Task brief: Identify every line containing the word "that" and reproduce each one.

Data to process:
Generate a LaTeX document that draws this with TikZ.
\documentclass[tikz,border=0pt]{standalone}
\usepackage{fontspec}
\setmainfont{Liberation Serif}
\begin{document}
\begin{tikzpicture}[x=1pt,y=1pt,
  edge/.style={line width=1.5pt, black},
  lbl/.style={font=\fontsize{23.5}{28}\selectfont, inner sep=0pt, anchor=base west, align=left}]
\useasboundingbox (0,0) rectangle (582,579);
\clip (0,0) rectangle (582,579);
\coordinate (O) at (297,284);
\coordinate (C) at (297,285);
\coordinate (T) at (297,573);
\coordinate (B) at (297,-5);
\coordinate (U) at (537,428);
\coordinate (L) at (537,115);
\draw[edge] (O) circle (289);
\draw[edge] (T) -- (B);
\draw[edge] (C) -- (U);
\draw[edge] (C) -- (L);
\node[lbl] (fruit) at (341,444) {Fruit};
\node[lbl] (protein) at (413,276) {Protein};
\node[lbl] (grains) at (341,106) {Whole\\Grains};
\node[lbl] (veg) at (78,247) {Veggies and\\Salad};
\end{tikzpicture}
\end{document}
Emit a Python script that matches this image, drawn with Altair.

Output of the exercise:
Generate a LaTeX document that draws this with TikZ.
Emit a Python script that matches this image, drawn with Altair.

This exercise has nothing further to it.